In the second verse, Rukeyser opens her arms wide: “The word of nourishment passes through the women,/ soldiers and orchards rooted in constellations” – no judgment on where the nourishment comes from, so long as it comes. Orchards originate in constellations and are their fruit. In those four words, “orchards rooted in constellations,” she brings in the entire universe with her assurance of universal connections.
The third verse is short: “Nourish beginnings, let us nourish beginnings./ Not all things are blest, but the/ seeds of all things are blest./ The blessing is in the seed.”
“Blest” is an archaic usage. The Oxford English Dictionary dates it back to AD1000. The seeds of all things are anciently blessed. We are charged with nourishing, that we may bear ancient blessings forward.
There’s no mistaking this, as we learn in the fourth and last verse: “This moment, this seed… this look, this instant of love.” It’s right now that we need to be and act. Then comes a line that saddens with its exhausted familiarity: “Years over wars and an imagining of peace. Or the expiation journey/ toward peace which is many wishes flaming together.”
Then she invokes again, “Love that gives us ourselves” – which, after a comma, leads to a conclusion as swirlingly bright as a Van Gogh, that, again, connects modern and ancient. Rukeyser employs the word “technique,” a word relatively new to English; the OED dates its from 1817, the beginning of the industrial revolution. Fifteen words later, Rukeyser employs “faring,” a word that, according to the same source, has been with us for more than a thousand years.
(Among my selves are ancestors who know how to listen to her ancient words.)
“Love that gives us ourselves, in the world known to all/ new techniques for the healing of the wound,/ and the unknown world.
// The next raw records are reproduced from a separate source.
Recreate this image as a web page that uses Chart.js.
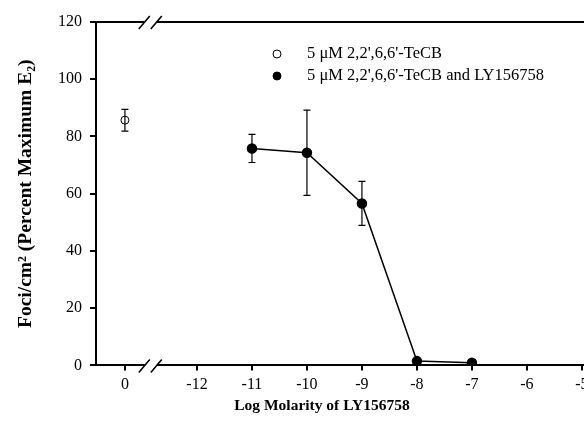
<!DOCTYPE html>
<html lang="en">
<head>
    <meta charset="UTF-8">
    <title>Foci vs Log Molarity of LY156758</title>
    <script src="https://cdn.jsdelivr.net/npm/chart.js"></script>
    <style>
        html, body { margin: 0; padding: 0; background: #fff; overflow: hidden; }
    </style>
</head>
<body>
    <canvas id="myChart" width="644" height="428"></canvas>

    <script>
        // Control: TeCB alone (plotted at the "0" position before the axis break)
        const controlLabel = '5 \u03bcM 2,2\',6,6\'-TeCB';
        const controlMean = [85.7];
        const controlErr = [3.8];

        // TeCB plus LY156758 at increasing log molarity
        const treatedLabel = '5 \u03bcM 2,2\',6,6\'-TeCB and LY156758';
        const logMolarity = [-11, -10, -9, -8, -7];
        const treatedMean = [75.8, 74.3, 56.6, 1.5, 0.9];
        const treatedErr = [4.9, 14.9, 7.7, 0, 0];

        // x axis ticks: the "0" tick sits left of the break
        const xTickValues = [-12, -11, -10, -9, -8, -7, -6, -5];
        const zeroPos = -13.31;
        const breakPos = -12.84;
        const yTicks = [0, 20, 40, 60, 80, 100, 120];

        const serif = "'Liberation Serif', 'Times New Roman', serif";

        // error bars, axis break marks, top frame line and the inset legend
        const extras = {
            id: 'extras',
            afterDatasetsDraw(chart) {
                const ctx = chart.ctx;
                const xs = chart.scales.x, ys = chart.scales.y;
                ctx.save();
                ctx.strokeStyle = '#000';
                ctx.lineWidth = 1.2;
                chart.data.datasets.forEach(ds => {
                    ds.data.forEach((p, i) => {
                        const e = ds.errors[i];
                        if (!e) return;
                        const x = xs.getPixelForValue(p.x);
                        const yt = ys.getPixelForValue(p.y + e);
                        const yb = ys.getPixelForValue(p.y - e);
                        ctx.beginPath();
                        ctx.moveTo(x, yt); ctx.lineTo(x, yb);
                        ctx.moveTo(x - 3.5, yt); ctx.lineTo(x + 3.5, yt);
                        ctx.moveTo(x - 3.5, yb); ctx.lineTo(x + 3.5, yb);
                        ctx.stroke();
                    });
                });
                ctx.restore();
            },
            afterDraw(chart) {
                const ctx = chart.ctx;
                const area = chart.chartArea;
                const xs = chart.scales.x;
                const bx = xs.getPixelForValue(breakPos);
                ctx.save();
                ctx.strokeStyle = '#000';
                ctx.lineWidth = 2;
                // top frame
                ctx.beginPath();
                ctx.moveTo(area.left - 1, area.top);
                ctx.lineTo(area.right, area.top);
                ctx.stroke();
                // break marks on top and bottom axes
                [area.top, area.bottom].forEach(y => {
                    ctx.fillStyle = '#fff';
                    ctx.fillRect(bx - 6, y - 3, 12, 6);
                    ctx.lineWidth = 1.6;
                    ctx.beginPath();
                    ctx.moveTo(bx - 12, y + 7); ctx.lineTo(bx - 1, y - 6);
                    ctx.moveTo(bx + 0, y + 7); ctx.lineTo(bx + 11, y - 6);
                    ctx.stroke();
                });
                // legend
                const lx = 277, ty = [54, 76];
                ctx.font = '16.5px ' + serif;
                ctx.textBaseline = 'middle';
                ctx.fillStyle = '#000';
                chart.data.datasets.forEach((ds, i) => {
                    ctx.beginPath();
                    ctx.arc(lx, ty[i], 4, 0, Math.PI * 2);
                    ctx.fillStyle = ds.pointBackgroundColor;
                    ctx.fill();
                    ctx.lineWidth = 1;
                    ctx.stroke();
                    ctx.fillStyle = '#000';
                    ctx.fillText(ds.label, 307, ty[i]);
                });
                ctx.restore();
            }
        };

        const data = {
            datasets: [{
                label: controlLabel,
                data: controlMean.map(v => ({ x: zeroPos, y: v })),
                errors: controlErr,
                showLine: false,
                pointRadius: 4,
                pointBackgroundColor: '#fff',
                pointBorderColor: '#000',
                pointBorderWidth: 1
            }, {
                label: treatedLabel,
                data: logMolarity.map((m, i) => ({ x: m, y: treatedMean[i] })),
                errors: treatedErr,
                showLine: true,
                borderColor: '#000',
                borderWidth: 1.5,
                pointRadius: 4.5,
                pointBackgroundColor: '#000',
                pointBorderColor: '#000'
            }]
        };

        const config = {
            type: 'scatter',
            data: data,
            options: {
                responsive: false,
                animation: false,
                layout: { padding: { top: 22, right: 0, left: 0, bottom: 0 } },
                plugins: {
                    legend: { display: false },
                    tooltip: { enabled: false },
                    title: {
                        display: true,
                        position: 'bottom',
                        text: 'Log Molarity of LY156758',
                        color: '#000',
                        font: { family: serif, size: 15.5, weight: 'bold', lineHeight: 1.2 },
                        padding: { top: 0, bottom: 13 }
                    }
                },
                scales: {
                    x: {
                        type: 'linear',
                        min: -13.836,
                        max: -3.98,
                        afterFit: s => { s.height = 31; },
                        afterBuildTicks: s => {
                            s.ticks = [zeroPos].concat(xTickValues).map(v => ({ value: v }));
                        },
                        ticks: {
                            color: '#000',
                            padding: 5,
                            maxRotation: 0,
                            font: { family: serif, size: 16 },
                            callback: v => (v === zeroPos ? '0' : String(v))
                        },
                        grid: { drawOnChartArea: false, drawTicks: true, tickLength: 5, color: '#000', lineWidth: 2 },
                        border: { display: true, color: '#000', width: 2 }
                    },
                    y: {
                        min: 0,
                        max: 120,
                        afterFit: s => { s.width = 96; },
                        afterBuildTicks: s => { s.ticks = yTicks.map(v => ({ value: v })); },
                        ticks: {
                            color: '#000',
                            padding: 8,
                            font: { family: serif, size: 16 }
                        },
                        grid: { drawOnChartArea: false, drawTicks: true, tickLength: 6, color: '#000', lineWidth: 2 },
                        border: { display: true, color: '#000', width: 2 },
                        title: {
                            display: true,
                            text: 'Foci/cm\u00b2 (Percent Maximum E\u2082)',
                            color: '#000',
                            font: { family: serif, size: 19.5, weight: 'bold' },
                            padding: { top: 14, bottom: 0 }
                        }
                    }
                }
            },
            plugins: [extras]
        };

        var myChart = new Chart(
            document.getElementById('myChart'),
            config
        );
    </script>
</body>
</html>
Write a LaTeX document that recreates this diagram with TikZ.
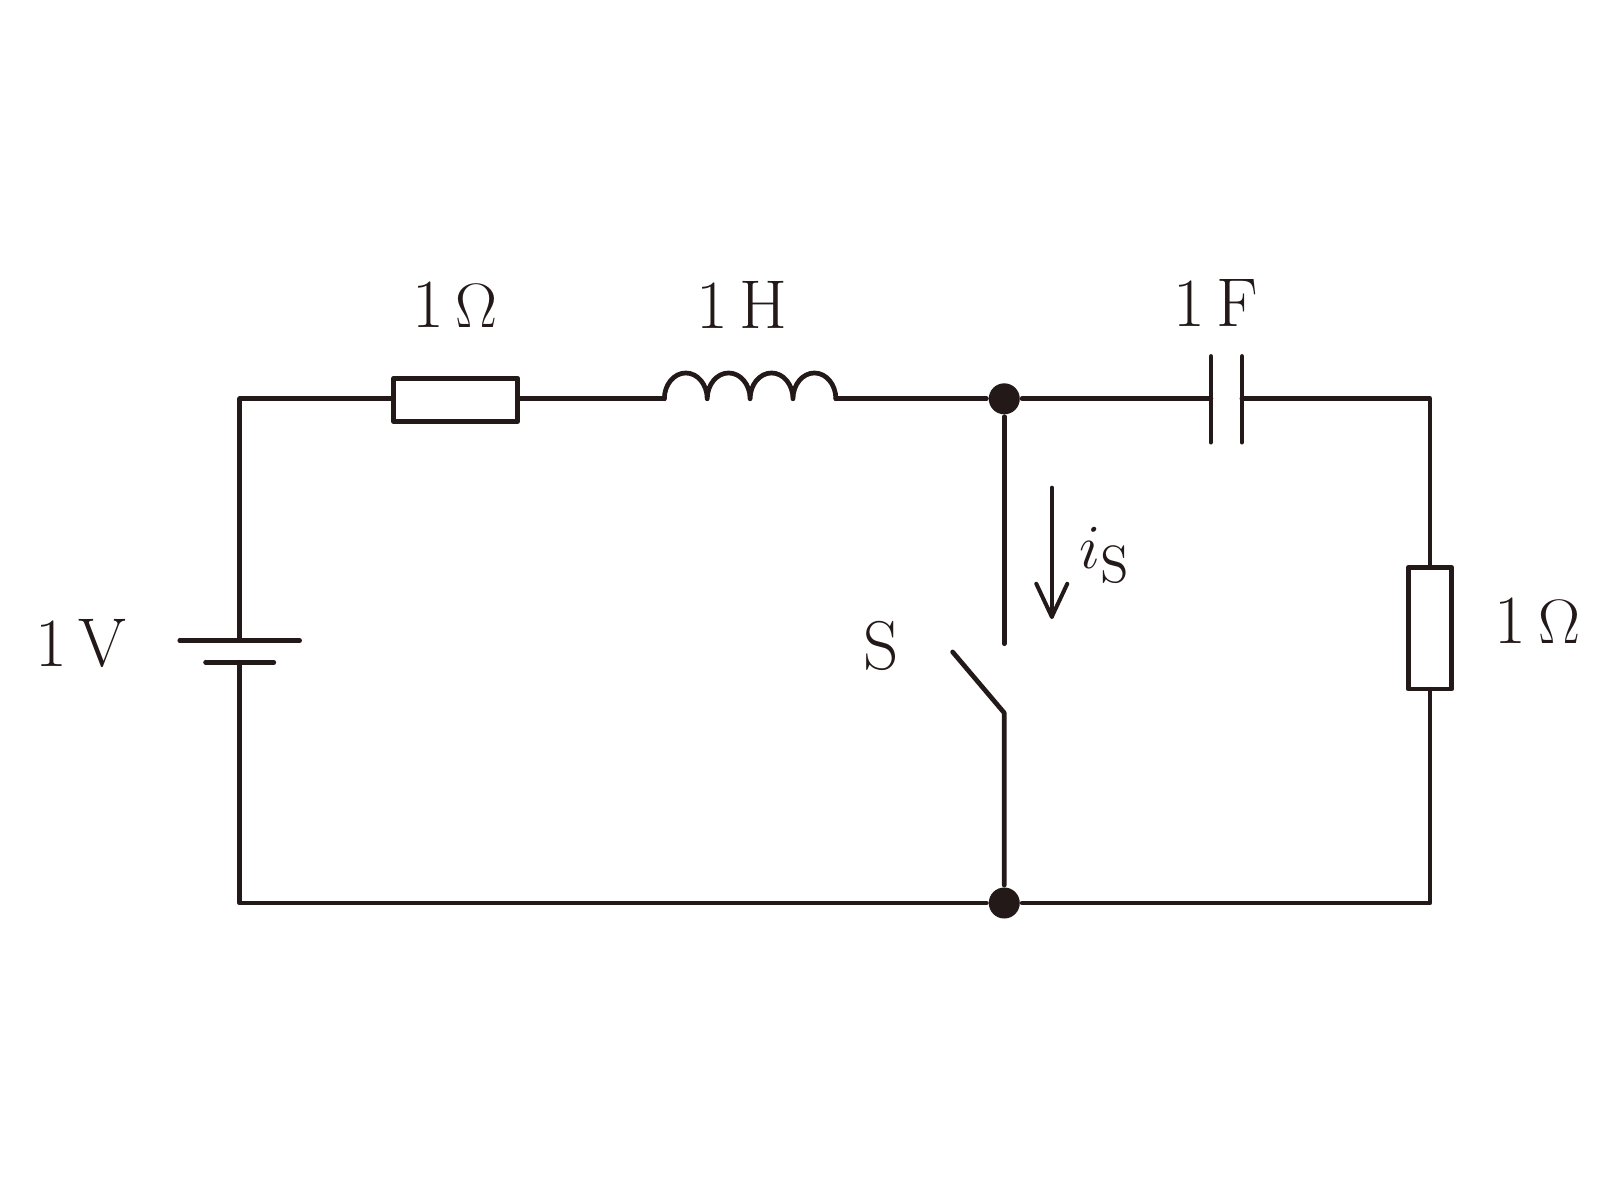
\documentclass[tikz,border=0pt]{standalone}
\begin{document}
\begin{tikzpicture}[x=0.01cm,y=-0.01cm,line width=1.3pt,line cap=round,line join=round,
 lbl/.style={font=\fontsize{19}{22}\selectfont},
 dot/.style={circle,fill,inner sep=0pt,minimum size=0.3cm}]
\useasboundingbox (0,0) rectangle (1567,1161);
\definecolor{ink}{RGB}{35,25,25}
\begin{scope}[color=ink]
\node[dot] (n1) at (972,386) {};
\node[dot] (n2) at (972,874) {};
\coordinate (tl) at (232,386); \coordinate (bl) at (232,874);
\coordinate (tr) at (1384,386); \coordinate (br) at (1384,874);
% left branch with battery
\draw (tl) -- (232,620); \draw (174,620) -- (290,620); \draw (199,641) -- (265,641);
\draw (232,641) -- (bl) -- (n2) -- (br) -- (1384,667);
\draw (1363,549) rectangle (1405,667);
\draw (1384,549) -- (tr) -- (1202,386);
\draw (1202,345) -- (1202,428); \draw (1172,345) -- (1172,428);
\draw (1172,386) -- (n1) -- (809,386);
\draw (809,386) arc[start angle=0,end angle=-180,x radius=20.75,y radius=25]
  arc[start angle=0,end angle=-180,x radius=20.75,y radius=25]
  arc[start angle=0,end angle=-180,x radius=20.75,y radius=25]
  arc[start angle=0,end angle=-180,x radius=20.75,y radius=25];
\draw (643,386) -- (501,386);
\draw (381,366) rectangle (501,408);
\draw (381,386) -- (tl);
% switch
\draw (n1) -- (972,623);
\draw (922,631) -- (972,690) -- (n2);
\draw[line width=1.1pt] (1018,472) -- (1018,597);
\draw[line width=1.1pt] (1003,565) -- (1018,597) -- (1033,565);
\node[lbl] at (1070,537) {$i_{\mathrm{S}}$};
\node[lbl] at (853,625) {S};
\node[lbl] at (78,623) {1\,V};
\node[lbl] at (440,295) {1\,$\Omega$};
\node[lbl] at (718,295) {1\,H};
\node[lbl] at (1177,293) {1\,F};
\node[lbl] at (1488,601) {1\,$\Omega$};
\end{scope}
\end{tikzpicture}
\end{document}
One life, or the faring stars.”
There is the world known to all, in which there are new thises and thats, and there is an unknown world. They are side by side, and part of one another, and the love that gives us ourselves is of both.
One life, or the faring stars. Not as though that presents a choice, but as though you may look in one direction and then look in the other — look at your one life, then look at the faring stars. The sweep of your gaze is the connection between them.